## Exercise goal:
Every line below is to be copied exactly, with the pictures left out.

** Start of Supplied material **

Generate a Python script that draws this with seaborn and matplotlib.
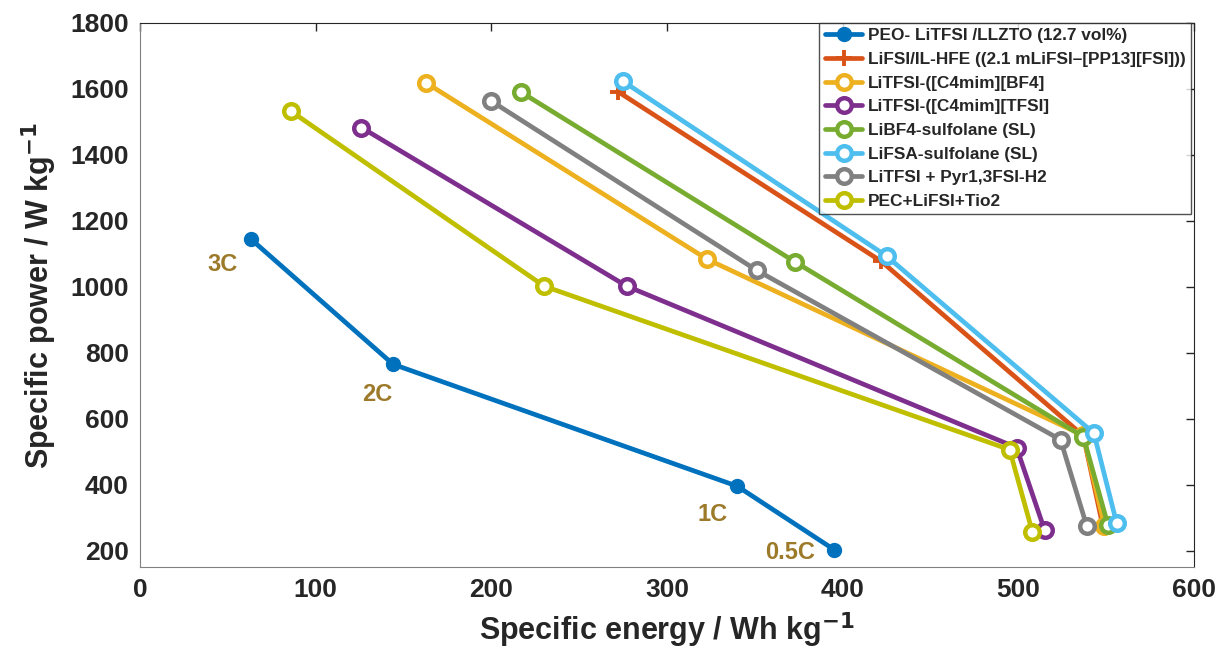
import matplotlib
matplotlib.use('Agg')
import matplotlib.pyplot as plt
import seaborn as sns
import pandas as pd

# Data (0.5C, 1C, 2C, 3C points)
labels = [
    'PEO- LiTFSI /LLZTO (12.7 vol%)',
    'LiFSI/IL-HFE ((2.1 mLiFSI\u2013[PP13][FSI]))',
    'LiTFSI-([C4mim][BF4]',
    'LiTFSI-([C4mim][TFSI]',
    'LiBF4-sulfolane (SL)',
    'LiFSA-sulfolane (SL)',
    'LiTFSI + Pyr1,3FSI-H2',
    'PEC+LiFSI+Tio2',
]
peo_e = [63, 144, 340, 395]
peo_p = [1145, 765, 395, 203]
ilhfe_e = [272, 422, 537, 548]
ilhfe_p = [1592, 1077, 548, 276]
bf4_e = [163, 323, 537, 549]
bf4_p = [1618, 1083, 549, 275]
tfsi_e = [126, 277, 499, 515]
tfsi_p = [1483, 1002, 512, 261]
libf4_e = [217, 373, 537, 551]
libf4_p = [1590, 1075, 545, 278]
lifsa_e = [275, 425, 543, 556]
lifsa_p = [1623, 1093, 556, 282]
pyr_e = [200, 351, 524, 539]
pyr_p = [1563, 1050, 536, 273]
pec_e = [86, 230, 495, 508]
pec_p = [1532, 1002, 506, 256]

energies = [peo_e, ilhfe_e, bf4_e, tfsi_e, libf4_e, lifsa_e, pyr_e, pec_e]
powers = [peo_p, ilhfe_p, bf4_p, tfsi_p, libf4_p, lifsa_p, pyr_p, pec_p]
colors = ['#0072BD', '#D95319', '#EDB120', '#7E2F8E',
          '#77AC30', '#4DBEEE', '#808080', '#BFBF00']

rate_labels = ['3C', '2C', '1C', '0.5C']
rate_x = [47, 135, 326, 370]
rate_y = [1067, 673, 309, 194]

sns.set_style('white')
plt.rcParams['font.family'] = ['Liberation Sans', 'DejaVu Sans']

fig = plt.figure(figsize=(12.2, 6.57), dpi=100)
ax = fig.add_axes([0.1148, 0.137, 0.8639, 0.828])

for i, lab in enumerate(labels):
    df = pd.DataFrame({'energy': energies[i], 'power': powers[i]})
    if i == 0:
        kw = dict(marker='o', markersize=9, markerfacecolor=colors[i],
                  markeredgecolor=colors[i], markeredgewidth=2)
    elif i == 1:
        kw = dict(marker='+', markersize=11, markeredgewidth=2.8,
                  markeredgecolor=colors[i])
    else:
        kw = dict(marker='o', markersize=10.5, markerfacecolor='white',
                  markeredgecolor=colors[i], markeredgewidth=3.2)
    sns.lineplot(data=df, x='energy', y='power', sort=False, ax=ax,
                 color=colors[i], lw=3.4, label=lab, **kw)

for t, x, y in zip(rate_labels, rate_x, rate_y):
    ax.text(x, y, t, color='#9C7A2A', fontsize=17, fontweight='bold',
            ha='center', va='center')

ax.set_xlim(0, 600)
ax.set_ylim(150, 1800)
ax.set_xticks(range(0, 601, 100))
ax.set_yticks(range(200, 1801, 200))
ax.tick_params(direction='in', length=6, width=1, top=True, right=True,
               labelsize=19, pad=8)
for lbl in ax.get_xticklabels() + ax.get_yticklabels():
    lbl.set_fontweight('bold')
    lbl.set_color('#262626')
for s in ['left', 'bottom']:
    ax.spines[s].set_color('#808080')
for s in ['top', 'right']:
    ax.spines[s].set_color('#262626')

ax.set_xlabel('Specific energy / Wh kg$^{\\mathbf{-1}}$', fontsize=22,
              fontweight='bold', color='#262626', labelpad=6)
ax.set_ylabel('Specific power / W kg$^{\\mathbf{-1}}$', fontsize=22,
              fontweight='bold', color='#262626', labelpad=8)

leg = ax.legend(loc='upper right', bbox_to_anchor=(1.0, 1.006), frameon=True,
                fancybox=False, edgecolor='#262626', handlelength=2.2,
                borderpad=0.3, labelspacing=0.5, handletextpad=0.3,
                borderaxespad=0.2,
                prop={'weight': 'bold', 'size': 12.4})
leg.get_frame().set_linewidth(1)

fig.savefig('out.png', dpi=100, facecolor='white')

** End of Supplied material **

## Task output:
Generate a Python script that draws this with seaborn and matplotlib.
import matplotlib
matplotlib.use('Agg')
import matplotlib.pyplot as plt
import seaborn as sns
import pandas as pd

# Data (0.5C, 1C, 2C, 3C points)
labels = [
    'PEO- LiTFSI /LLZTO (12.7 vol%)',
    'LiFSI/IL-HFE ((2.1 mLiFSI\u2013[PP13][FSI]))',
    'LiTFSI-([C4mim][BF4]',
    'LiTFSI-([C4mim][TFSI]',
    'LiBF4-sulfolane (SL)',
    'LiFSA-sulfolane (SL)',
    'LiTFSI + Pyr1,3FSI-H2',
    'PEC+LiFSI+Tio2',
]
peo_e = [63, 144, 340, 395]
peo_p = [1145, 765, 395, 203]
ilhfe_e = [272, 422, 537, 548]
ilhfe_p = [1592, 1077, 548, 276]
bf4_e = [163, 323, 537, 549]
bf4_p = [1618, 1083, 549, 275]
tfsi_e = [126, 277, 499, 515]
tfsi_p = [1483, 1002, 512, 261]
libf4_e = [217, 373, 537, 551]
libf4_p = [1590, 1075, 545, 278]
lifsa_e = [275, 425, 543, 556]
lifsa_p = [1623, 1093, 556, 282]
pyr_e = [200, 351, 524, 539]
pyr_p = [1563, 1050, 536, 273]
pec_e = [86, 230, 495, 508]
pec_p = [1532, 1002, 506, 256]

energies = [peo_e, ilhfe_e, bf4_e, tfsi_e, libf4_e, lifsa_e, pyr_e, pec_e]
powers = [peo_p, ilhfe_p, bf4_p, tfsi_p, libf4_p, lifsa_p, pyr_p, pec_p]
colors = ['#0072BD', '#D95319', '#EDB120', '#7E2F8E',
          '#77AC30', '#4DBEEE', '#808080', '#BFBF00']

rate_labels = ['3C', '2C', '1C', '0.5C']
rate_x = [47, 135, 326, 370]
rate_y = [1067, 673, 309, 194]

sns.set_style('white')
plt.rcParams['font.family'] = ['Liberation Sans', 'DejaVu Sans']

fig = plt.figure(figsize=(12.2, 6.57), dpi=100)
ax = fig.add_axes([0.1148, 0.137, 0.8639, 0.828])

for i, lab in enumerate(labels):
    df = pd.DataFrame({'energy': energies[i], 'power': powers[i]})
    if i == 0:
        kw = dict(marker='o', markersize=9, markerfacecolor=colors[i],
                  markeredgecolor=colors[i], markeredgewidth=2)
    elif i == 1:
        kw = dict(marker='+', markersize=11, markeredgewidth=2.8,
                  markeredgecolor=colors[i])
    else:
        kw = dict(marker='o', markersize=10.5, markerfacecolor='white',
                  markeredgecolor=colors[i], markeredgewidth=3.2)
    sns.lineplot(data=df, x='energy', y='power', sort=False, ax=ax,
                 color=colors[i], lw=3.4, label=lab, **kw)

for t, x, y in zip(rate_labels, rate_x, rate_y):
    ax.text(x, y, t, color='#9C7A2A', fontsize=17, fontweight='bold',
            ha='center', va='center')

ax.set_xlim(0, 600)
ax.set_ylim(150, 1800)
ax.set_xticks(range(0, 601, 100))
ax.set_yticks(range(200, 1801, 200))
ax.tick_params(direction='in', length=6, width=1, top=True, right=True,
               labelsize=19, pad=8)
for lbl in ax.get_xticklabels() + ax.get_yticklabels():
    lbl.set_fontweight('bold')
    lbl.set_color('#262626')
for s in ['left', 'bottom']:
    ax.spines[s].set_color('#808080')
for s in ['top', 'right']:
    ax.spines[s].set_color('#262626')

ax.set_xlabel('Specific energy / Wh kg$^{\\mathbf{-1}}$', fontsize=22,
              fontweight='bold', color='#262626', labelpad=6)
ax.set_ylabel('Specific power / W kg$^{\\mathbf{-1}}$', fontsize=22,
              fontweight='bold', color='#262626', labelpad=8)

leg = ax.legend(loc='upper right', bbox_to_anchor=(1.0, 1.006), frameon=True,
                fancybox=False, edgecolor='#262626', handlelength=2.2,
                borderpad=0.3, labelspacing=0.5, handletextpad=0.3,
                borderaxespad=0.2,
                prop={'weight': 'bold', 'size': 12.4})
leg.get_frame().set_linewidth(1)

fig.savefig('out.png', dpi=100, facecolor='white')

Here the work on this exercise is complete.